After that, he didn’t want to ask about individual stops anymore, which was fine by me, because except for when we picked up Sean, the rest of the route was like every other day and I couldn’t be sure if I was remembering something from the actual day of the accident or just making it up from my usual experiences.

“Can you remember what the weather was like that morning?” he asked me.

“I think it was snowing. Not hard, not at first. It wasn’t snowing at all when we left the house, but it was snowing a little by the time we stopped at Billy Ansel’s.”

Mr. Stephens interrupted again. “Unless the report from the National Weather Bureau for the town of Sam Dent of January 27, 1990, goes into the record, I will object to that question.”

“I will offer that report,” Mr.
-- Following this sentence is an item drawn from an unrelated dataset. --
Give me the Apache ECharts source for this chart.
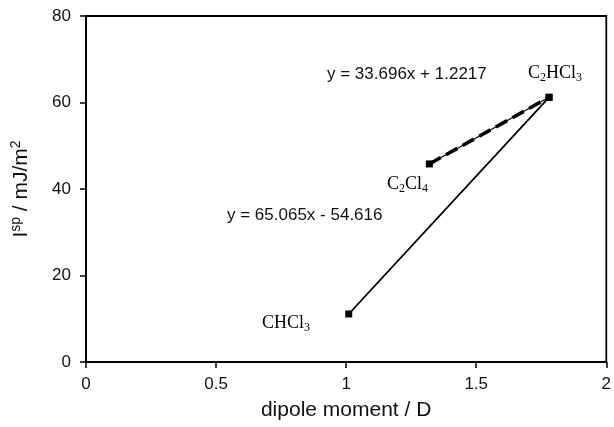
<!DOCTYPE html>
<html>
<head>
<meta charset="utf-8">
<script src="https://cdn.jsdelivr.net/npm/echarts@6/dist/echarts.min.js"></script>
<style>
  html, body { margin: 0; padding: 0; background: #fff; }
  #chart { width: 614px; height: 427px; }
</style>
</head>
<body>
<div id="chart"></div>
<script>
// dipole moment (D) vs I^sp (mJ/m2)
const compounds = ['CHCl3', 'C2HCl3', 'C2Cl4'];
const dipole = [1.01, 1.78, 1.32];
const isp = [11.1, 61.2, 45.8];

const solidPair = [0, 1];   // CHCl3 -> C2HCl3
const dashedPair = [2, 1];  // C2Cl4 -> C2HCl3

const xTicks = [0, 0.5, 1, 1.5, 2];
const yTicks = [0, 20, 40, 60, 80];

const pts = pair => pair.map(i => [dipole[i], isp[i]]);

const sans = 'Liberation Sans, Arial, sans-serif';
const serif = 'Liberation Serif, Times New Roman, serif';

const element = document.getElementById('chart');
const chart = echarts.init(element, null, { renderer: 'canvas' });

const chemRich = {
  n: { fontFamily: serif, fontSize: 18, color: '#222' },
  s: { fontFamily: serif, fontSize: 12, color: '#222', padding: [9, 0, 0, 0] }
};

let option = {
  backgroundColor: '#fff',
  animation: false,
  grid: { left: 86, right: 7, top: 16, bottom: 65, show: true, borderColor: '#000', borderWidth: 1.8 },
  xAxis: {
    type: 'value',
    min: xTicks[0],
    max: xTicks[xTicks.length - 1],
    interval: 0.5,
    name: 'dipole moment / D',
    nameLocation: 'middle',
    nameGap: 38,
    nameTextStyle: { fontFamily: sans, fontSize: 21, color: '#111' },
    axisLine: { lineStyle: { color: '#000', width: 1.8 } },
    axisTick: { length: 6, lineStyle: { color: '#000', width: 1.5 } },
    axisLabel: { fontFamily: sans, fontSize: 17, color: '#111', margin: 14 },
    splitLine: { show: false }
  },
  yAxis: {
    type: 'value',
    min: yTicks[0],
    max: yTicks[yTicks.length - 1],
    interval: 20,
    name: '{n|I}{s|sp}{n| / mJ/m}{s|2}',
    nameLocation: 'middle',
    nameGap: 52,
    nameTextStyle: {
      rich: {
        n: { fontFamily: sans, fontSize: 21, color: '#111' },
        s: { fontFamily: sans, fontSize: 14, color: '#111', padding: [0, 0, 11, 0] }
      }
    },
    axisLine: { lineStyle: { color: '#000', width: 1.8 } },
    axisTick: { length: 6, lineStyle: { color: '#000', width: 1.5 } },
    axisLabel: { fontFamily: sans, fontSize: 17, color: '#111', margin: 15 },
    splitLine: { show: false }
  },
  series: [
    {
      type: 'line',
      data: pts(solidPair),
      symbol: 'rect',
      symbolSize: 7,
      lineStyle: { color: '#000', width: 1.8 },
      itemStyle: { color: '#000' },
      z: 3
    },
    {
      type: 'line',
      data: pts(dashedPair),
      symbol: 'rect',
      symbolSize: 7,
      lineStyle: { color: '#000', width: 1.2 },
      itemStyle: { color: '#000' },
      z: 3
    },
    {
      type: 'line',
      data: pts(dashedPair),
      symbol: 'none',
      lineStyle: { color: '#000', width: 3.5, type: [13, 6] },
      z: 4
    }
  ],
  graphic: [
    { type: 'text', x: 327, y: 74, style: { text: 'y = 33.696x + 1.2217', font: '17px ' + sans, fill: '#111', verticalAlign: 'middle' } },
    { type: 'text', x: 227, y: 215, style: { text: 'y = 65.065x - 54.616', font: '17px ' + sans, fill: '#111', verticalAlign: 'middle' } },
    { type: 'text', x: 528, y: 73, style: { text: '{n|C}{s|2}{n|HCl}{s|3}', rich: chemRich, verticalAlign: 'middle' } },
    { type: 'text', x: 387, y: 184, style: { text: '{n|C}{s|2}{n|Cl}{s|4}', rich: chemRich, verticalAlign: 'middle' } },
    { type: 'text', x: 262, y: 323, style: { text: '{n|CHCl}{s|3}', rich: chemRich, verticalAlign: 'middle' } }
  ]
};

chart.setOption(option);
</script>
</body>
</html>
Schwartz said. Then he asked me if I saw Billy Ansel that morning.

I said yes, he was driving behind the bus in his pickup, like he did every morning, following the bus in. I was exact and said I saw Billy’s pickup truck, not Billy himself. “I sit in front; it’s the kids in the back who always watch and wave at Billy.”

“Who were they?”

“In the back? I don’t know: Billy’s kids, of course, and Bear Otto, and a couple of others.”

“Objection,” Mr. Stephens said. “Note my objection. She said, ‘I don’t know.’ ”

Mr. Schwartz slipped a quick smile past me, his old friend. “Did there come a time when all the children had been picked up?”

“Yes.”

“You remember that much,” he said. Like, How interesting.

“Yes. As I’m talking, I’m remembering more about it.” And I really was, which surprised me probably as much as it was surprising the lawyers.

Mr. Stephens looked worried. “Note my objection. She said, ‘As I’m talking.’ ”

“Do you remember, did there come a time when the bus turned off Staples Mill Road onto the Marlowe road at what’s called Wilmot Flats?”

“Yes,” I said. “There was this big brown dog that ran across the road up there, right by the dump, and Dolores slowed down so’s not to hit him, and he ran into the woods. And then Dolores drove on and turned onto the Marlowe road, as usual. I remember that. I’m remembering it pretty clearly.”